US IOC member Anita DeFrantz, who had led efforts for softball's reinstatement, said the sport may have suffered from its perceived association with baseball.

"Baseball and softball are continually presented as a package," she said. "Baseball is my nation's national past time, but softball has no option. For the athletes in softball, if it's not the Olympic Games there is little to look forward to."

The sports were narrowly voted out at the IOC assembly in Singapore in July, becoming the first to be removed from the Olympics since polo in 1936. Softball fell one vote short of making the cut-- 52-52, with one abstention. Baseball was eliminated by a 54-50 vote.

Because no other sports won admission in Singapore, London 2012 is left with 26 sports on the program, two short of the maximum. Baseball and softball can try to get back on the 2016 program at the IOC's session in 2009 in Copenhagen.

Thursday's decision was seen as a political victory for Rogge, who feared that overturning July's vote would damage the IOC's credibility and set a bad precedent.

It was also a setback for US interests in the IOC, which is increasingly dominated by Europeans.

"It's a very difficult decision, not just for our hemisphere but for Asian cultures as well," US member Robert Ctvrtlik said. "There was a solid faction that didn't want the IOC appearing that they would flip on issues."

During a debate before the vote, more than a dozen members _ but only one European _ spoke in favor of bringing the two sports back. Notably, the one who spoke out against was a prominent European -- Crown Prince Willem Alexander of the Netherlands. "I think anti-Americanism was a factor," International Softball Federation president Don Porter told The Associated Press. "I think that vote was political. It wasn't about a sport. It had do with a political situation to protect the president. It hurts our sport and it hurts our athletes."

International Baseball Federation president Aldo Notari, an Italian, took a philosophical approach.

"Of course, we will try again in 2009," he said. "Life continues. Baseball is out now, but continues to be a very strong sport around the world."

London organizers had planned to build baseball and softball venues in Regent's Park at a cost of around $40 million. London 2012 deputy chairman Keith Mills said Thursday that organizers may still go ahead with softball facilities to leave a "legacy" for the sport.

IOC members from Cuba, Australia, Guatemala, Brazil, Spain, Canada, South Africa and Taiwan were among those speaking in favor of readmitting both sports. Several delegates said the Singapore vote should be overturned because no replacement sports were brought in.

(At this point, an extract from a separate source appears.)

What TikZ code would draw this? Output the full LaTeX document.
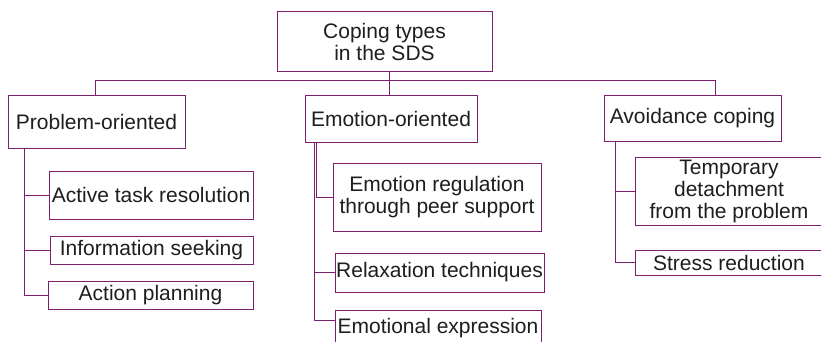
\documentclass[tikz,border=0pt]{standalone}
\usepackage{fontspec}
\setmainfont{Liberation Sans}
\definecolor{plum}{RGB}{125,30,110}
\definecolor{ink}{RGB}{30,30,30}
\begin{document}
\begin{tikzpicture}[x=1pt,y=-1pt,
  box/.style={draw=plum, line width=1pt, fill=white, inner sep=0pt, align=center,
    text=ink, font=\fontsize{21}{22}\selectfont},
  link/.style={draw=plum, line width=1pt}]
\clip (0,0) rectangle (821,342);
\useasboundingbox (0,0) rectangle (821,342);
\fill[white] (0,0) rectangle (821,342);

% top level
\node[box, minimum width=215pt, minimum height=60pt] (root) at (384.5,42) {Coping types\\in the SDS};
\node[box, minimum width=177pt, minimum height=52pt] (prob) at (96.5,122) {Problem-oriented};
\node[box, minimum width=172pt, minimum height=46pt] (emo) at (391,119) {Emotion-oriented};
\node[box, minimum width=177pt, minimum height=45pt] (avo) at (692.5,118.5) {Avoidance coping};

% problem-oriented strategies
\node[box, minimum width=204pt, minimum height=48pt] (act) at (151,195) {Active task resolution};
\node[box, minimum width=203pt, minimum height=28pt] (info) at (151.5,250) {Information seeking};
\node[box, minimum width=205pt, minimum height=28pt] (plan) at (150.5,295) {Action planning};

% emotion-oriented strategies
\node[box, minimum width=208pt, minimum height=68pt] (reg) at (437,197) {Emotion regulation\\through peer support};
\node[box, minimum width=209pt, minimum height=39pt] (relax) at (439.5,272.5) {Relaxation techniques};
\node[box, minimum width=206pt, minimum height=36pt] (expr) at (438,328) {Emotional expression};

% avoidance strategies
\node[box, minimum width=188pt, minimum height=68pt] (temp) at (729,191) {Temporary\\detachment\\from the problem};
\node[box, minimum width=188pt, minimum height=25pt] (stress) at (729,262.5) {Stress reduction};

% tree connectors
\coordinate (bus) at (389,81);
\draw[link] (root.south -| bus) -- (bus);
\draw[link] (bus) -| ([xshift=-1.5pt]prob.north);
\draw[link] (bus) -| ([xshift=22.5pt]avo.north);
\draw[link] (bus) -- ([xshift=-2pt]emo.north);

\draw[link] ([xshift=17pt]prob.south west) |- (act.west);
\draw[link] ([xshift=17pt]prob.south west) |- (info.west);
\draw[link] ([xshift=17pt]prob.south west) |- (plan.west);

\draw[link] ([xshift=12pt]emo.south west) |- (reg.west);
\draw[link] ([xshift=10pt]emo.south west) |- (relax.west);
\draw[link] ([xshift=10pt]emo.south west) |- ([yshift=8pt]expr.west);

\draw[link] ([xshift=12pt]avo.south west) |- (temp.west);
\draw[link] ([xshift=12pt]avo.south west) |- (stress.west);
\end{tikzpicture}
\end{document}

While some members were opposed to reviewing a decision taken just seven months ago, Australian member Kevan Gosper said the IOC should have the courage to do so.

"We should be big enough to review a decision if there is good cause," he said. "I think there is good cause and there should be no embarrassment that we are looking at it so soon." American delegate Jim Easton took part in the vote. In Singapore, he recused himself because of his business interests as a manufacturer of sports equipment.

Citing "very significant changes in my business situation," Easton said he had received clearance from the IOC ethics commission and executive board to vote.